Mercosur-Abkommen bald in trockenen Tüchern?

Für Merz dürfte neben einer guten Eingliederung in die gesamte Truppe der EU-Spitzen vor allem der Draht zum französischen Präsidenten Emmanuel Macron wichtig sein. Nachdem sein Vorgänger Olaf Scholz diesen nie fand, will Merz einen "Neustart" in den deutsch-französischen Beziehungen.

Ganz der gleichen Meinung scheinen die beiden aber noch nicht immer zu sein. Während der deutsche Kanzler mit einem schnellen Abschluss des Handelsabkommens zwischen der EU und den südamerikanischen Mercosur-Staaten rechnet, sagte der französische Präsident im Anschluss an das Gipfeltreffen deutlich, Frankreich könne es in seiner jetzigen Form nicht mittragen.

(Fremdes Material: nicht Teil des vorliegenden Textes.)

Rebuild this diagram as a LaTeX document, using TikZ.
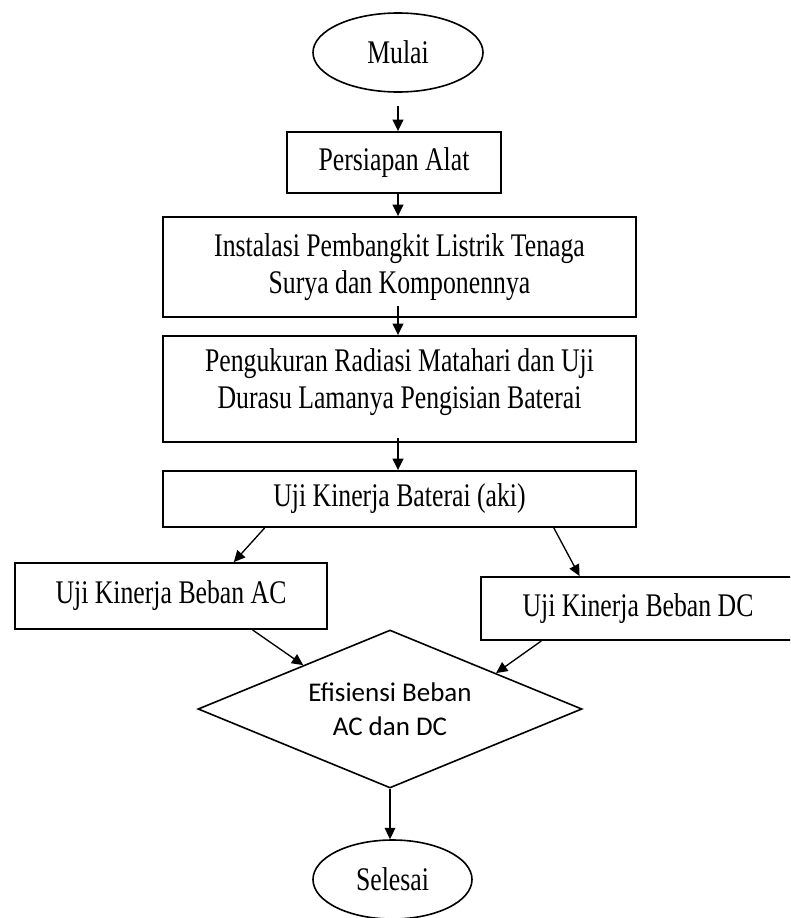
\documentclass[tikz,border=0pt]{standalone}
\usepackage{fontspec}
\setmainfont[FakeStretch=0.78]{Liberation Serif}
\newfontfamily\calfont{Carlito}
\usetikzlibrary{calc}
\usetikzlibrary{arrows.meta}
\usetikzlibrary{shapes.geometric}

\tikzset{
  kotak/.style={draw, line width=1.4pt, rectangle, inner sep=0pt, align=center,
    font=\fontsize{24.75}{27.75}\selectfont},
  oval/.style={draw, line width=1.2pt, ellipse, inner sep=0pt,
    font=\fontsize{24.75}{27.75}\selectfont},
  belah/.style={draw, line width=1.2pt, diamond, inner sep=0pt, aspect=2.43, align=center,
    font=\calfont\fontsize{20.25}{25.5}\selectfont},
  panah/.style={-{Triangle[length=8.5pt,width=8pt]}, line width=1pt},
}

\begin{document}
\begin{tikzpicture}[x=0.75pt,y=-0.75pt]
            \clip (0,0) rectangle (790,918);
            % langkah-langkah
            \node[oval, minimum width=127.5pt, minimum height=59.25pt] (mulai) at (398,52.5) {Mulai};
            \node[kotak, minimum width=160.5pt, minimum height=45.75pt] (persiapan) at (394,162.5) {Persiapan Alat};
            \node[kotak, minimum width=354.75pt, minimum height=75pt] (instalasi) at (399.5,267) {Instalasi Pembangkit Listrik Tenaga\\Surya dan Komponennya};
            \node[kotak, minimum width=354.75pt, minimum height=79.5pt, text depth=16pt] (pengukuran) at (399.5,389) {Pengukuran Radiasi Matahari dan Uji\\Durasu Lamanya Pengisian Baterai};
            \node[kotak, minimum width=354.75pt, minimum height=42pt] (baterai) at (399.5,499) {Uji Kinerja Baterai (aki)};
            \node[kotak, minimum width=234pt, minimum height=49.5pt] (ac) at (171,596) {Uji Kinerja Beban AC};
            \node[kotak, minimum width=235.5pt, minimum height=47.25pt] (dc) at (638,608.5) {Uji Kinerja Beban DC};
            \node[belah, minimum width=288pt, minimum height=118.5pt] (efisiensi) at (390,709) {Efisiensi Beban\\AC dan DC};
            \node[oval, minimum width=119.25pt, minimum height=59.25pt] (selesai) at (392.5,879.5) {Selesai};
            % panah
            \draw[panah, shorten <=9.75pt] (mulai.south) -- (mulai.south |- persiapan.north);
            \draw[panah] (persiapan.south -| mulai.south) -- (instalasi.north -| mulai.south);
            \draw[panah, shorten <=-9pt] (instalasi.south -| mulai.south) -- (pengukuran.north -| mulai.south);
            \draw[panah, shorten <=-3.75pt] (pengukuran.south -| mulai.south) -- (baterai.north -| mulai.south);
            \draw[panah] ($(baterai.south west)!0.216!(baterai.south east)$) -- ($(ac.north west)!0.70!(ac.north east)$);
            \draw[panah] ($(baterai.south west)!0.825!(baterai.south east)$) -- ($(dc.north west)!0.315!(dc.north east)$);
            \draw[panah] ($(ac.south west)!0.76!(ac.south east)$) -- ($(efisiensi.west)!0.55!(efisiensi.north)$);
            \draw[panah] ($(dc.south west)!0.194!(dc.south east)$) -- ($(efisiensi.north)!0.55!(efisiensi.east)$);
            \draw[panah] (efisiensi.south) -- (efisiensi.south |- selesai.north);
\end{tikzpicture}
\end{document}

Gibt es bald einen Deal im Zollstreit mit den USA?

Während des EU-Gipfels ging in Brüssel ein neues US-Angebot für eine Einigung im Zollstreit ein. Ist es annehmbar? Die für die Verhandlungen zuständige EU-Kommission wollte sich zum Inhalt und zur Bewertung des Textes öffentlich nicht äußern. Merz machte nach den Beratungen allerdings deutlich, dass er den Sack am liebsten schnell zumachen würde.

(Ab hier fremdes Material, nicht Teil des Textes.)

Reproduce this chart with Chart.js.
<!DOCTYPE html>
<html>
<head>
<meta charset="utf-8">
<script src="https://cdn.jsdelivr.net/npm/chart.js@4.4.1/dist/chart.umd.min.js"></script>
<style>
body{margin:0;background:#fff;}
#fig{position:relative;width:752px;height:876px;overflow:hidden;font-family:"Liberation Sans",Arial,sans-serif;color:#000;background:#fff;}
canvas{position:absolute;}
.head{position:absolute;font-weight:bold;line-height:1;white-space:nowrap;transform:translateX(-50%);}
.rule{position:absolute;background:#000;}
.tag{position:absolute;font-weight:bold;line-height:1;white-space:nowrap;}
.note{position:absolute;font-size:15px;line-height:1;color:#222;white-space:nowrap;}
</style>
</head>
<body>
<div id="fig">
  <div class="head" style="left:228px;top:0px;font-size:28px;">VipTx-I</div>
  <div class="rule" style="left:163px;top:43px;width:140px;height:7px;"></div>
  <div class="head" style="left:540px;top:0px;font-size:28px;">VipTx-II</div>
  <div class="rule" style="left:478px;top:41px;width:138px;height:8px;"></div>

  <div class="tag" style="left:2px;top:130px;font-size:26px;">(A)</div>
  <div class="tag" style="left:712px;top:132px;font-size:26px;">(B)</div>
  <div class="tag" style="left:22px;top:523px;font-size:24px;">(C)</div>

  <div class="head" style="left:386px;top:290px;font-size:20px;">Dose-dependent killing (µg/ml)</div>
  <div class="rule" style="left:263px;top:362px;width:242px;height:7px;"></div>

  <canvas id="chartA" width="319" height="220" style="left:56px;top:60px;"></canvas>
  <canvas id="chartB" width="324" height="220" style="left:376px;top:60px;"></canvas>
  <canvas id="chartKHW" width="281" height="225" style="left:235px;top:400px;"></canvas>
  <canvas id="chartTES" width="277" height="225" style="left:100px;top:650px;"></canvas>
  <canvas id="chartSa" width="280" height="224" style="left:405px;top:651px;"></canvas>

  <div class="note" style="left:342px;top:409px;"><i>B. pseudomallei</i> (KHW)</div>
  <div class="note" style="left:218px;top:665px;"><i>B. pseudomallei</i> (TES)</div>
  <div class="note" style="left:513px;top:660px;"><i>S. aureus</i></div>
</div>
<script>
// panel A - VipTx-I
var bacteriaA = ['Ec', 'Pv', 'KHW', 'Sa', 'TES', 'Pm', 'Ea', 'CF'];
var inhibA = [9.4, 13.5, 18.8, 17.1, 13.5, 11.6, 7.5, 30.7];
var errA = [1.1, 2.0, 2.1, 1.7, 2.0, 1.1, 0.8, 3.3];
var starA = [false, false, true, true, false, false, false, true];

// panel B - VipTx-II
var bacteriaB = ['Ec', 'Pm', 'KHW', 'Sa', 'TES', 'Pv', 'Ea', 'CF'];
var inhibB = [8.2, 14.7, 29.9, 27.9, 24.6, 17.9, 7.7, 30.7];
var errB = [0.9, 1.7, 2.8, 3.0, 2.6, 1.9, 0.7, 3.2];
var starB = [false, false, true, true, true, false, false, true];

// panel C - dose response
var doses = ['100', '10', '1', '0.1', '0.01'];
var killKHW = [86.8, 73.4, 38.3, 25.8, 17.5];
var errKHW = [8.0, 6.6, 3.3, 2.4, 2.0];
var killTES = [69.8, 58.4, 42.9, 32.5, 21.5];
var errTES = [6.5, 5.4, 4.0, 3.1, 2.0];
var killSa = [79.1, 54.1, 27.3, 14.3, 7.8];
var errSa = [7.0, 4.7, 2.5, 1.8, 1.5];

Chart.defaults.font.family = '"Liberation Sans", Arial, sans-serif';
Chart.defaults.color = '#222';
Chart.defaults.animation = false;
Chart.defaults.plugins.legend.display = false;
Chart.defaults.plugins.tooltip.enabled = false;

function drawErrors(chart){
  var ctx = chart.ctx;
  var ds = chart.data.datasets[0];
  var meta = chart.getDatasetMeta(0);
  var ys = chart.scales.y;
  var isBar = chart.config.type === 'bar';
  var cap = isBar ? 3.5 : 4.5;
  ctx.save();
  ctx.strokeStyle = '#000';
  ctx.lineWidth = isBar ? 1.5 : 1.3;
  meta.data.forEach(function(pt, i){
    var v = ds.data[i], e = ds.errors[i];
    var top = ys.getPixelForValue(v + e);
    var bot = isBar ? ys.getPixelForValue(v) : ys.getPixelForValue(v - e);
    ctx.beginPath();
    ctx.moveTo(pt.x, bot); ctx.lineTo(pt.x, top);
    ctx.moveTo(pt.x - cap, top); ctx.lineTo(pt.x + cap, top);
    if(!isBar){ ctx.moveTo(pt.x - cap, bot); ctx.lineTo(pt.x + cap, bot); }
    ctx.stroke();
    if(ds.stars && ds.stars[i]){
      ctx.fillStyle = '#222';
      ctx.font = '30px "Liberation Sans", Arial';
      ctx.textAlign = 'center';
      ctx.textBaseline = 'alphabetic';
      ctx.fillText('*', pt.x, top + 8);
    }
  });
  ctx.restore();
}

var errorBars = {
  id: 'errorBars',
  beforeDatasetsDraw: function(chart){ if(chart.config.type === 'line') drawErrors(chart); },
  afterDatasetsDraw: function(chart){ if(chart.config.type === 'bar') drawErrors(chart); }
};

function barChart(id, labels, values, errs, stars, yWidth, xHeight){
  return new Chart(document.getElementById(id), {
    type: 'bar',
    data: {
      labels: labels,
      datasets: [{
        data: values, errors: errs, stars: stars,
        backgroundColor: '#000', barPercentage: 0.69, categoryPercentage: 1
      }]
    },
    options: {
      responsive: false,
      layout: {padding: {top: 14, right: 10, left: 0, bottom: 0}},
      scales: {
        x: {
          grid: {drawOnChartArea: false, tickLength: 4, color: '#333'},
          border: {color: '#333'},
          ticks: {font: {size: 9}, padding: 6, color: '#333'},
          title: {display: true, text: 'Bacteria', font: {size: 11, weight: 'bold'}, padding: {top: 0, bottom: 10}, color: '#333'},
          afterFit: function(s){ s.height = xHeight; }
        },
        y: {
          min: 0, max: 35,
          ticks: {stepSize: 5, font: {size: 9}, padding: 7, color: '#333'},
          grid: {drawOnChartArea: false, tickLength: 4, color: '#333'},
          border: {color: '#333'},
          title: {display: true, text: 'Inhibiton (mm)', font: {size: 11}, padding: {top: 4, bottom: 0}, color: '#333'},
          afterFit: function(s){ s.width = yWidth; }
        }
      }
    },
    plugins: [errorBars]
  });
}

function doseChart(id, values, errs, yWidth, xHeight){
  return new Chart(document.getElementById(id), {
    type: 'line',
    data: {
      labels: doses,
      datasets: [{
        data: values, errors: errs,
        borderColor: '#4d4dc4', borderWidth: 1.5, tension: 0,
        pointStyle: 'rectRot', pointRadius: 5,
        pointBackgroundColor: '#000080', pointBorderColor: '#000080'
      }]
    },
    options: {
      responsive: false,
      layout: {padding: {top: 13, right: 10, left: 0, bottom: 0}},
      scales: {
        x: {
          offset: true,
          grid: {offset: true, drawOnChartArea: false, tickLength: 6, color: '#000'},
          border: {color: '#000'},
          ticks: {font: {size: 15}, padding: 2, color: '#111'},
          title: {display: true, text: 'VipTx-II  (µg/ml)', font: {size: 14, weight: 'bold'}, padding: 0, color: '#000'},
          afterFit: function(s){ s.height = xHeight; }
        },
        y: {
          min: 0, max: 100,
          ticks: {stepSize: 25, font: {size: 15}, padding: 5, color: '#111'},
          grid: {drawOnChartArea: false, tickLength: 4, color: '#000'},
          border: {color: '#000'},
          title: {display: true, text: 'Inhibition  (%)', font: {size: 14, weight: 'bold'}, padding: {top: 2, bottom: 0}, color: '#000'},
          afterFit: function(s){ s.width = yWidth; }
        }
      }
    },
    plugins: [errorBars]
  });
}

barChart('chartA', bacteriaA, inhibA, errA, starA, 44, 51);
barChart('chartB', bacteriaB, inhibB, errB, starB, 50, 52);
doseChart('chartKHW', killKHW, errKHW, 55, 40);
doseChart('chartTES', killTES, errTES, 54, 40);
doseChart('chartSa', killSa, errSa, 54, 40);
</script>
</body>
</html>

"Lieber jetzt schnell und einfach, als langsam und hoch kompliziert", sagte er in einer Pressekonferenz. Die von US-Präsident Donald Trump eingeführten Zölle gefährdeten deutsche Unternehmen. Besonders für die Automobilindustrie, die chemische Industrie, die pharmazeutische Industrie, den Maschinenbau und die Stahl- und Aluminiumbranche brauche es eine Lösung.

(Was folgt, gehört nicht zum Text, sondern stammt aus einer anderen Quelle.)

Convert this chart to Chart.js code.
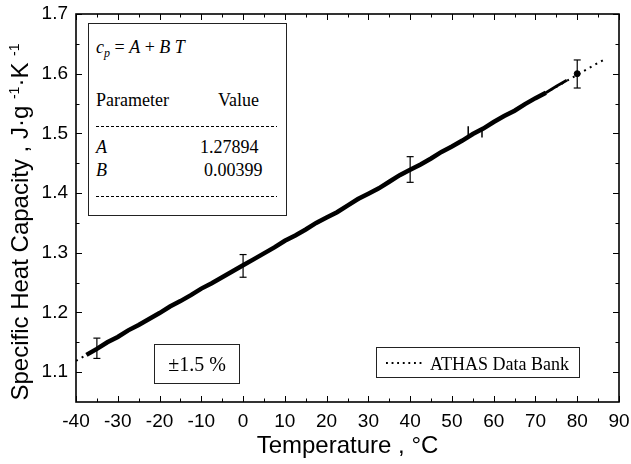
<!DOCTYPE html>
<html>
<head>
<meta charset="utf-8">
<title>Specific heat capacity</title>
<script src="https://cdn.jsdelivr.net/npm/chart.js@4/dist/chart.umd.min.js"></script>
<style>
  html, body { margin: 0; padding: 0; background: #fff; }
  #wrap { position: relative; width: 631px; height: 464px; overflow: hidden; }
  #chart { position: absolute; left: 0; top: 0; }
  .serif { position: absolute; font-family: "Liberation Serif", "Times New Roman", serif; color: #000; white-space: nowrap; }
  .box { position: absolute; border: 1px solid #222; box-sizing: border-box; background: #fff; }
  .dash { position: absolute; height: 1px; background-image: linear-gradient(to right, #000 3px, transparent 3px); background-size: 5px 1px; }
  #ytitle {
    position: absolute; left: -180px; top: 207px; width: 400px; height: 30px;
    line-height: 30px; text-align: center; transform: rotate(-90deg);
    font-family: "Liberation Sans", Arial, sans-serif; font-size: 24px; color: #000; white-space: nowrap;
  }
  #ytitle sup { font-size: 14px; vertical-align: 9px; line-height: 0; }
</style>
</head>
<body>
<div id="wrap">
  <canvas id="chart" width="631" height="464"></canvas>

  <!-- Fit-Tabelle oben links -->
  <div class="box" style="left:88px; top:23px; width:199px; height:193px;"></div>
  <div class="serif" style="left:96px; top:38px; font-size:18px; line-height:18px;"><i>c</i><sub style="font-size:12px; vertical-align:-4px;"><i>p</i></sub> = <i>A</i> + <i>B T</i></div>
  <div class="serif" style="left:96px; top:91px; font-size:18px; line-height:18px;">Parameter</div>
  <div class="serif" style="left:218px; top:91px; font-size:18px; line-height:18px;">Value</div>
  <div class="dash" style="left:96px; top:126px; width:181px;"></div>
  <div class="serif" style="left:96px; top:138px; font-size:18px; line-height:18px;"><i>A</i></div>
  <div class="serif" style="left:200px; top:138px; font-size:18px; line-height:18px;">1.27894</div>
  <div class="serif" style="left:96px; top:161px; font-size:18px; line-height:18px;"><i>B</i></div>
  <div class="serif" style="left:204px; top:161px; font-size:18px; line-height:18px;">0.00399</div>
  <div class="dash" style="left:96px; top:196px; width:181px;"></div>

  <!-- Messunsicherheit -->
  <div class="box" style="left:154px; top:344px; width:86px; height:40px;"></div>
  <div class="serif" style="left:154px; top:354px; width:86px; text-align:center; font-size:20px; line-height:20px;">±1.5 %</div>

  <!-- Legende -->
  <div class="box" style="left:376px; top:347px; width:204px; height:31px;"></div>
  <div style="position:absolute; left:386px; top:362px; width:36px; height:2px; background-image:linear-gradient(to right,#000 2px,transparent 2px); background-size:5.6px 2px;"></div>
  <div class="serif" style="left:430px; top:355px; font-size:18px; line-height:18px;">ATHAS Data Bank</div>

  <div id="ytitle">Specific Heat Capacity , J·g <sup>-1</sup>·K <sup>-1</sup></div>
</div>

<script>
  // Achsen
  const xTickLabels = [-40, -30, -20, -10, 0, 10, 20, 30, 40, 50, 60, 70, 80, 90];
  const yTickLabels = [1.1, 1.2, 1.3, 1.4, 1.5, 1.6, 1.7];

  // Messkurve (alle 2.5 °C)
  const measuredT = [
    -37.5, -35, -32.5, -30, -27.5, -25, -22.5, -20, -17.5, -15, -12.5, -10,
    -7.5, -5, -2.5, 0, 2.5, 5, 7.5, 10, 12.5, 15, 17.5, 20, 22.5, 25, 27.5,
    30, 32.5, 35, 37.5, 40, 42.5, 45, 47.5, 50, 52.5, 55, 57.5, 60, 62.5,
    65, 67.5, 70, 72.5, 75, 77.5,
  ];
  const measuredCp = [
    1.129, 1.139, 1.150, 1.159, 1.170, 1.179, 1.189, 1.199, 1.210, 1.219, 1.229, 1.240,
    1.249, 1.259, 1.269, 1.279, 1.289, 1.299, 1.309, 1.320, 1.329, 1.339, 1.350, 1.359,
    1.368, 1.379, 1.390, 1.399, 1.408, 1.419, 1.430, 1.439, 1.448, 1.458, 1.469, 1.478,
    1.488, 1.499, 1.508, 1.519, 1.529, 1.538, 1.549, 1.559, 1.568, 1.579, 1.589,
  ];

  // Zwei kurze Ausreisser in der Messkurve
  const spikeT = [53.9, 57.2];
  const spikeFrom = [1.494, 1.506];
  const spikeTo = [1.512, 1.493];

  // ATHAS Data Bank (gepunktet)
  const athasT = [-40, 87];
  const athasCp = [1.119, 1.626];

  // Fehlerbalken ±1.5 %
  const errT = [-35, 0, 40, 80];
  const errLow = [1.123, 1.259, 1.418, 1.576];
  const errHigh = [1.157, 1.297, 1.461, 1.623];

  // Einzelpunkt bei 80 °C
  const dotT = [80];
  const dotCp = [1.60];

  const INK = '#000';
  const SANS = '"Liberation Sans", Arial, Helvetica, sans-serif';

  const pairs = (xs, ys) => xs.map((x, i) => ({ x: x, y: ys[i] }));
  // Senkrechte Strecken, durch null-Punkte getrennt
  const segments = (xs, a, b) =>
    xs.flatMap((x, i) => [{ x: x, y: a[i] }, { x: x, y: b[i] }, { x: x, y: null }]);

  // Rahmen rundum mit Ticks nach innen, wie im Original
  const frameTicks = {
    id: 'frameTicks',
    afterDraw(chart) {
      const { ctx, chartArea: a, scales } = chart;
      const x = scales.x, y = scales.y;
      const MAJOR = 6, MINOR = 3.5;
      ctx.save();
      ctx.strokeStyle = INK;
      ctx.lineWidth = 1;
      ctx.beginPath();
      xTickLabels.forEach((v, i) => {
        const px = Math.round(x.getPixelForValue(v)) + 0.5;
        ctx.moveTo(px, a.bottom); ctx.lineTo(px, a.bottom - MAJOR);
        ctx.moveTo(px, a.top); ctx.lineTo(px, a.top + MAJOR);
        if (i < xTickLabels.length - 1) {
          const pm = Math.round(x.getPixelForValue(v + 5)) + 0.5;
          ctx.moveTo(pm, a.bottom); ctx.lineTo(pm, a.bottom - MINOR);
          ctx.moveTo(pm, a.top); ctx.lineTo(pm, a.top + MINOR);
        }
      });
      yTickLabels.forEach((v, i) => {
        const py = Math.round(y.getPixelForValue(v)) + 0.5;
        ctx.moveTo(a.left, py); ctx.lineTo(a.left + MAJOR, py);
        ctx.moveTo(a.right, py); ctx.lineTo(a.right - MAJOR, py);
        if (i < yTickLabels.length - 1) {
          const pm = Math.round(y.getPixelForValue(v + 0.05)) + 0.5;
          ctx.moveTo(a.left, pm); ctx.lineTo(a.left + MINOR, pm);
          ctx.moveTo(a.right, pm); ctx.lineTo(a.right - MINOR, pm);
        }
      });
      ctx.stroke();
      ctx.lineWidth = 1.6;
      ctx.strokeRect(a.left, a.top, a.right - a.left, a.bottom - a.top);
      ctx.restore();
    },
  };

  new Chart(document.getElementById('chart'), {
    type: 'scatter',
    data: {
      datasets: [
        {
          label: 'ATHAS Data Bank',
          data: pairs(athasT, athasCp),
          showLine: true,
          borderColor: INK,
          borderWidth: 2,
          borderDash: [2, 4.5],
          pointRadius: 0,
        },
        {
          label: 'measured',
          data: pairs(measuredT, measuredCp),
          showLine: true,
          borderColor: INK,
          borderWidth: 4.5,
          segment: {
            // zum Ende hin wird die Kurve dünner
            borderWidth: (c) => (c.p0.parsed.x >= 72.5 ? 2.8 : 4.5),
          },
          pointRadius: 0,
        },
        {
          label: 'spikes',
          data: segments(spikeT, spikeFrom, spikeTo),
          showLine: true,
          spanGaps: false,
          borderColor: INK,
          borderWidth: 1.5,
          pointRadius: 0,
        },
        {
          label: 'error bars',
          data: segments(errT, errLow, errHigh),
          showLine: true,
          spanGaps: false,
          borderColor: INK,
          borderWidth: 1.2,
          pointStyle: 'line',
          pointRadius: 3.5,
          pointBorderWidth: 1.2,
          pointBorderColor: INK,
        },
        {
          label: 'dot',
          data: pairs(dotT, dotCp),
          pointRadius: 3,
          pointBackgroundColor: INK,
          pointBorderColor: INK,
        },
      ],
    },
    options: {
      responsive: false,
      animation: false,
      events: [],
      layout: { padding: { left: 0, right: 12, top: 14, bottom: 0 } },
      plugins: {
        legend: { display: false },
        tooltip: { enabled: false },
      },
      scales: {
        x: {
          type: 'linear',
          min: -40,
          max: 90,
          grid: { display: false, drawTicks: false },
          border: { display: false },
          afterBuildTicks: (s) => { s.ticks = xTickLabels.map((v) => ({ value: v })); },
          afterFit: (s) => { s.height = 62; s.paddingLeft = 0; s.paddingRight = 0; },
          ticks: {
            autoSkip: false,
            maxRotation: 0,
            padding: 8,
            color: INK,
            font: { family: SANS, size: 19 },
            callback: (v) => String(v),
          },
          title: {
            display: true,
            text: 'Temperature , °C',
            color: INK,
            font: { family: SANS, size: 24 },
            padding: { top: 0, bottom: 3 },
          },
        },
        y: {
          type: 'linear',
          min: 1.05,
          max: 1.7,
          grid: { display: false, drawTicks: false },
          border: { display: false },
          afterBuildTicks: (s) => { s.ticks = yTickLabels.map((v) => ({ value: v })); },
          afterFit: (s) => { s.width = 76; s.paddingTop = 0; s.paddingBottom = 0; },
          ticks: {
            autoSkip: false,
            padding: 8,
            color: INK,
            font: { family: SANS, size: 19 },
            callback: (v) => v.toFixed(1),
          },
        },
      },
    },
    plugins: [frameTicks],
  });
</script>
</body>
</html>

Merz äußerte sich vor dem Hintergrund, dass US-Präsident Donald Trump ab dem 9. Juli noch mehr Zölle in Kraft treten lassen will, wenn die EU den USA in Handelsfragen nicht entgegenkommt. Der Republikaner begründet seinen Kurs vor allem damit, dass er angebliche Handelsungleichgewichte korrigieren will.

Euro für Bulgarien

Einig waren sich die Staats- und Regierungschefs immerhin, dass die Menschen in Bulgarien bald mit dem Euro zahlen sollen: Sie stellten sich hinter den Vorschlag der EU-Kommission, der die Einführung der Gemeinschaftswährung in dem Balkanland zum 1. Januar 2026 erlaubt. Zuvor hatten dies bereits die EU-Finanzminister getan, die nun noch einmal formell zustimmen müssen. Bulgarien ist seit 2007 Mitglied der Europäischen Union und wäre das 21. Land mit der Gemeinschaftswährung. Es gehört zu den ärmeren EU-Ländern.